Find the characteristic function for the PMF \(p_X[k] = \frac{1}{5}\) for \(k = -2, -1,\ldots, 2\).

The characteristic function can be found with
\begin{align*}
\phi_X(\omega) &= E[\exp(i\omega X)]\\
&= \frac{1}{5}\sum_kke^{i\omega k}\\
&= \frac{1}{5}\big(-2e^{-2i\omega} - e^{-i\omega} +
2e^{2i\omega} + e^{i\omega}\big)\\
&= \frac{2i}{5}\bigg(\frac{e^{i\omega} - e^{-i\omega}}{2i} +
\frac{e^{2i\omega} - e^{-2i\omega}}{i}\bigg)\\
&= \frac{2i}{5}\big(1 + 4\cos(x)\big)\sin(\omega)
\end{align*}

However, the book says the answer is \(\frac{1}{5}(1 + 2\cos(\omega) + 2\cos(2\omega))\).

 

[Siron]

The problem is your definition of the characteristic function.
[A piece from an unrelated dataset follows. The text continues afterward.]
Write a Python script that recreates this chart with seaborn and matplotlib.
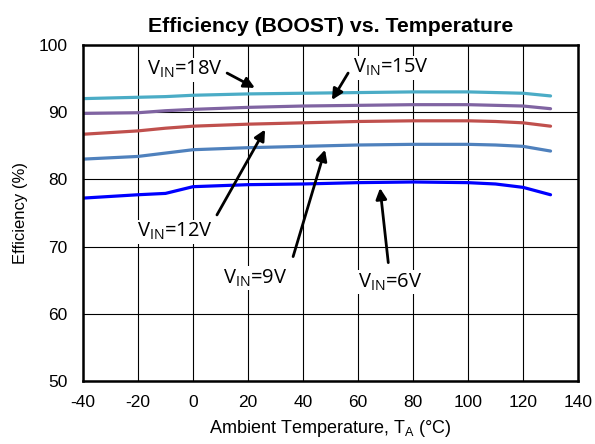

For a discrete random variable the characteristic function is defined as
$$\phi_X(\omega) = \sum_{k} e^{i\omega k} \mathbb{P}(X = k) $$
in this case we get
$$= \frac{1}{5} \sum_{k} e^{i \omega k} = \frac{1}{5} \left(e^{-2i\omega}+e^{-i\omega}+1+e^{i \omega}+e^{2i\omega}\right)$$

Now, use the fact that $e^{i \omega} = \cos \omega + i \sin \omega$ and simplify.